I closed the D382 static in an effort to find a Hi Sec entrance to bring in the Corp's Large POS. Found the new one, scanned down the WH's and found a null sec and Class 5 wormholes. No good, so started to close this hole. Thinking I had the routine down I was using Orca, Abby and Hulk to close the hole. Mass ticked over to the second mass message right on que at the 4th Orca passing. Cruising along just fine until through shear stupidity and overconfidence I ended up on "wrong side" with all three ships and a "mass critical" message. I rechecked all my calcs and was sure I was only at 1.78Bkg. I also checked my supplies and saw no prober. My thought was to jump the hulk back through (being the smallest, get my prober, jump it back through, jump the orca and find a way out with the prober and abby. Jump the Hulk through and the hole closed. Final tally put the total mass at 1.82Bkg. Well short of the 2Bkg I have always used. I guess I have proven at least a 10% variance. (In hindsight, I should have stored the Hulk in the Orca and jumped through in my pod, but in heat of the moment at 1am that thought did not enter my mind.)

So stuck and dreading a 600M ISK setback I went to bed. Got up next morning and figuring I had nothing to lose, started throwing Jet Cans and lableing the "Lost, Need Help" along with my toons contact. Well damned if it didn't work first try. I logged in again an hour later and had a message. Instantly got a PM from a guy in a probber looking for Hi Sec exit for his Class 5 corp. He had a route out and we quickly were able to come to an agreement on a fee to get me out. It was most reasonable and again I am convinced that most people in W-Space are extremely helpful.

So from now on I am assuming that 2B does not mean 2B, but most likely between 1.8 and 2.2Bkg. In addition, if the critical message is 5%, then it could mean as little as 90Mkg. Given these facts, the Hulk seems to be the safest ship to use past 1.7BKg, but how do you quickly close a hole and avoid repeated Hulk runs and the 4minute timeout, if you could have to repeat the Hulk run up to 4 or 5 times to mass critical the hole before jumping the Orca back through and closing it? I would love to hear how others are doing it as I am now gun shy about mass closing holes and I know it is something I need to be able to do.

Fly Safe,
Mick

Friday, January 1, 2010

Hi Ho Hi Ho

With no anomolies and no Radar/Mag Sites left, I turned my sights to mining the Grav sites.

Right now I am the only one in our Wormhole as the rest of the corp is gathering supplies and waiting out the holiday season. So its just me, myself and I.

With the fear of rats non existant in the grav belts (once initial spawn is killed no further sleepers appear), I have my hulks set up with ecm in mid slots as a last ditch chance to save them if I don't see the attack coming.

With three toons, I have two in hulks and one in a retriever.

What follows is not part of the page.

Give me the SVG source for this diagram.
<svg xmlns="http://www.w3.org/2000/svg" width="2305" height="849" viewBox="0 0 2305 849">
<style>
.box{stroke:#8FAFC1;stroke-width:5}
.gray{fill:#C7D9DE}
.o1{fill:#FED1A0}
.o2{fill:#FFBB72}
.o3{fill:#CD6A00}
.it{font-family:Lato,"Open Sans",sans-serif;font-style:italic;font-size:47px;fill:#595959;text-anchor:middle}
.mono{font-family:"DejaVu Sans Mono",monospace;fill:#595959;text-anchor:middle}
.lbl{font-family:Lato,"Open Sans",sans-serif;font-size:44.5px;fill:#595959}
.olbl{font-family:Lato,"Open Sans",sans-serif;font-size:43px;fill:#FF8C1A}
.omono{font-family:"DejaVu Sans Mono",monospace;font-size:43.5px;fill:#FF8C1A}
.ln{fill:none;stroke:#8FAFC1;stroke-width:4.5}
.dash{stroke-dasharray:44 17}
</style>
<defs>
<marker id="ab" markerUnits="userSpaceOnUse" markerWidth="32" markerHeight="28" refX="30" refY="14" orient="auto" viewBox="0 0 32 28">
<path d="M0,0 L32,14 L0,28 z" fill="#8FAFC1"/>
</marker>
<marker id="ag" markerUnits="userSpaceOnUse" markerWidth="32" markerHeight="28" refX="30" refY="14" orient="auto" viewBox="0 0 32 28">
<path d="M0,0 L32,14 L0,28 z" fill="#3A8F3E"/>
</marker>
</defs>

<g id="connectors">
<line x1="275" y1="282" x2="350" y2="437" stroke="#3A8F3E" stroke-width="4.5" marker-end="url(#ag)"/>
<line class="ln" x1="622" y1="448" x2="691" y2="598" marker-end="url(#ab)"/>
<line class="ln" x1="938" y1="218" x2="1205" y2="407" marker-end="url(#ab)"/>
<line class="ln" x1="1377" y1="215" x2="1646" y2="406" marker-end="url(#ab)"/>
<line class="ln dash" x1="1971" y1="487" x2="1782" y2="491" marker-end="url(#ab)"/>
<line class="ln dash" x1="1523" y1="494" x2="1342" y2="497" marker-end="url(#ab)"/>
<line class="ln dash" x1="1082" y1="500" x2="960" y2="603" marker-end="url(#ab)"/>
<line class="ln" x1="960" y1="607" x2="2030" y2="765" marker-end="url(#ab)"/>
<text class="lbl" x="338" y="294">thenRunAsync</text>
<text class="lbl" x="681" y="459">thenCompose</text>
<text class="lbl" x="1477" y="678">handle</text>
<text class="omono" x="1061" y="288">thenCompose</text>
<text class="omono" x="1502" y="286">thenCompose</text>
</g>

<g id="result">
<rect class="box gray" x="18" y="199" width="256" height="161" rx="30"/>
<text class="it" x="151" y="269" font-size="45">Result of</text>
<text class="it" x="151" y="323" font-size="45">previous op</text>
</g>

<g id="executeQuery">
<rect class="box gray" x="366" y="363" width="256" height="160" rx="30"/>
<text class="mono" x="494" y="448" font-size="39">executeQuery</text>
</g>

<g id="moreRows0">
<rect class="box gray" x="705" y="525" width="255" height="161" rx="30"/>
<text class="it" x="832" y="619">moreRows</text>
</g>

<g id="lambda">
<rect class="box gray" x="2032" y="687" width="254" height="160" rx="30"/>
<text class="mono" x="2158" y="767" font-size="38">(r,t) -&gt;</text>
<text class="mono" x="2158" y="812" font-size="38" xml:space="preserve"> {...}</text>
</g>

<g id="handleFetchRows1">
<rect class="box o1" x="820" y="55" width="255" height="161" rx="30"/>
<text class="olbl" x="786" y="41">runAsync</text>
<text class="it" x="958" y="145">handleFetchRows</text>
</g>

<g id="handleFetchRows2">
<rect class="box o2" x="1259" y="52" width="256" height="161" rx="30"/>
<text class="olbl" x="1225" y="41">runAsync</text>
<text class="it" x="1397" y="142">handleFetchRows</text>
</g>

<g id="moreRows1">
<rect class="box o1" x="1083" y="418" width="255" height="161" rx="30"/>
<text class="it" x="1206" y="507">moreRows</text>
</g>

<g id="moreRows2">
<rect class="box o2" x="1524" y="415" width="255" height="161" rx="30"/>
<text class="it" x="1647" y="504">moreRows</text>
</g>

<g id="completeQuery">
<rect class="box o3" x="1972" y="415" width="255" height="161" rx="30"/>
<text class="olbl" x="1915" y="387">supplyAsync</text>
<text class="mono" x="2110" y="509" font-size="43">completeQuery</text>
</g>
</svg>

My normal method is to attack a single ABC roid and "group" the cans off one ship. This allows for much easier transfer to the orca when I need to haul. If there is any ABC roids in any grav sig that is priority one. At present I have 3 grav sigs in system. 2 Common and 1 Unexceptional (which dispite its name is a very nice belt).

In the last three nights I have been left alone traffic wise and managed to get in some very good mining time. All told I have hauled in 50k Crokite, 25K Bistot, and 15k Arkonor.

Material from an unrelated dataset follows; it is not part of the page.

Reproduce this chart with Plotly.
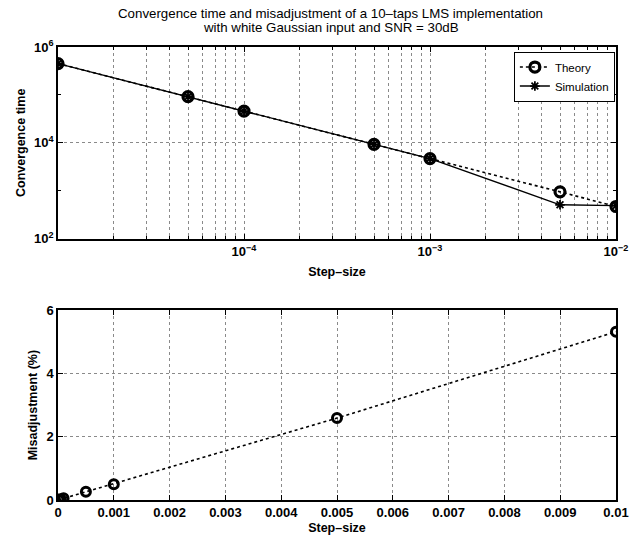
import plotly.graph_objects as go

# Step sizes of the LMS runs
step_size = [1e-5, 5e-5, 1e-4, 5e-4, 1e-3, 5e-3, 1e-2]
# Convergence time (samples)
conv_theory = [4.5e5, 9.2e4, 4.6e4, 9.3e3, 4.7e3, 950, 470]
conv_simulation = [4.5e5, 9.2e4, 4.6e4, 9.3e3, 4.7e3, 510, 490]
# Misadjustment (%)
misadj_theory = [0.005, 0.026, 0.053, 0.26, 0.5, 2.59, 5.32]

top_xticks = [1e-4, 1e-3, 1e-2]
top_xlabels = ["10<sup>−4</sup>", "10<sup>−3</sup>", "10<sup>−2</sup>"]
top_yticks = [1e2, 1e4, 1e6]
top_ylabels = ["10<sup>2</sup>", "10<sup>4</sup>", "10<sup>6</sup>"]
bot_xticks = [0, 0.001, 0.002, 0.003, 0.004, 0.005, 0.006, 0.007, 0.008, 0.009, 0.01]
bot_xlabels = ["0", "0.001", "0.002", "0.003", "0.004", "0.005", "0.006",
               "0.007", "0.008", "0.009", "0.01"]
bot_yticks = [0, 2, 4, 6]
bot_ylabels = ["0", "2", "4", "6"]
title_lines = ["Convergence time and misadjustment of a 10–taps LMS implementation",
               "with white Gaussian input and SNR = 30dB"]

FONT = "Liberation Sans, Arial, sans-serif"
tick_font = dict(family=FONT, size=13, color="black", weight="bold")
title_font = dict(family=FONT, size=12.5, color="black", weight="bold")
GRID = "#8a8a8a"

fig = go.Figure()

fig.add_trace(go.Scatter(
    x=step_size, y=conv_theory, name="Theory", xaxis="x", yaxis="y",
    mode="lines+markers",
    line=dict(color="black", width=1.6, dash="dot"),
    marker=dict(symbol="circle-open", size=10, color="black", line=dict(width=3.2)),
))
fig.add_trace(go.Scatter(
    x=step_size, y=conv_simulation, name="Simulation", xaxis="x", yaxis="y",
    mode="lines+markers",
    line=dict(color="black", width=1.4),
    marker=dict(symbol="asterisk", size=8, color="black", line=dict(width=1.8, color="black")),
))
fig.add_trace(go.Scatter(
    x=step_size, y=misadj_theory, showlegend=False, xaxis="x2", yaxis="y2",
    mode="lines+markers",
    line=dict(color="black", width=1.6, dash="dot"),
    marker=dict(symbol="circle-open", size=9, color="black", line=dict(width=3)),
))

minor_x = [m * 10.0 ** e for e in (-5, -4, -3) for m in range(2, 10)]

axis_common = dict(
    showline=True, linecolor="black", linewidth=1.5, mirror="ticks",
    ticks="inside", ticklen=5, tickcolor="black", tickwidth=1,
    showgrid=True, gridcolor=GRID, griddash="dot", gridwidth=1,
    zeroline=False, tickfont=tick_font,
)

# two title lines placed separately for tight line spacing
title_notes = [
    dict(text=line, xref="paper", yref="paper", x=0.4886, y=ypos,
         xanchor="center", yanchor="middle", showarrow=False,
         font=dict(family=FONT, size=13.3, color="black"))
    for line, ypos in zip(title_lines, [1.0746, 1.0439])
]

fig.update_layout(
    width=641, height=545,
    margin=dict(l=58, r=14, t=47, b=42),
    paper_bgcolor="white", plot_bgcolor="white",
    font=dict(family=FONT, color="black"),
    xaxis=dict(
        axis_common, type="log", range=[-5, -2], domain=[0, 1], anchor="y",
        tickvals=top_xticks, ticktext=top_xlabels,
        minor=dict(tickvals=minor_x, ticks="inside", ticklen=3, tickcolor="black",
                   showgrid=True, gridcolor=GRID, griddash="dot", gridwidth=1),
        title=dict(text="Step–size", standoff=9, font=title_font),
    ),
    yaxis=dict(
        axis_common, type="log", range=[2, 6], domain=[0.5768, 1.0], anchor="x",
        tickvals=top_yticks, ticktext=top_ylabels,
        minor=dict(tickvals=[1e3, 1e5], ticks="inside", ticklen=3, tickcolor="black",
                   showgrid=False),
        title=dict(text="Convergence time", standoff=6, font=title_font),
    ),
    xaxis2=dict(
        axis_common, range=[0, 0.01], domain=[0, 1], anchor="y2",
        tickvals=bot_xticks, ticktext=bot_xlabels,
        title=dict(text="Step–size", standoff=4, font=title_font),
    ),
    yaxis2=dict(
        axis_common, range=[0, 6], domain=[0, 0.4189], anchor="x2",
        tickvals=bot_yticks, ticktext=bot_ylabels,
        title=dict(text="Misadjustment (%)", standoff=6, font=title_font),
    ),
    legend=dict(
        x=0.998, xanchor="right", y=0.99, yanchor="top",
        bgcolor="white", bordercolor="black", borderwidth=1,
        font=dict(family=FONT, size=11.5, color="black"),
        tracegroupgap=0, itemwidth=30,
    ),
    annotations=title_notes,
)

fig.write_html("out.html")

The question now is what to do with it. I can hold it and wait for our Corp to set up the large POS and the refinery, or I can attemp to haul it out. The key is that while there is ABC in the wormhole to be mined, I find it hard to justify hauling to refine for 100%, when I can refine at 75% in the hole soon. From experience, hauling out the mins and saving 25% is almost equal isk wise to taking teh loss and continuing mining. The key would be saving the ABC mins till there are no grav sites in system and there is nothing else to do except haul. As of yet I have not had this problem.

Well Happy New Year to all, thanks Star Defender for the shout out and I look forward to continuing to share my experiences.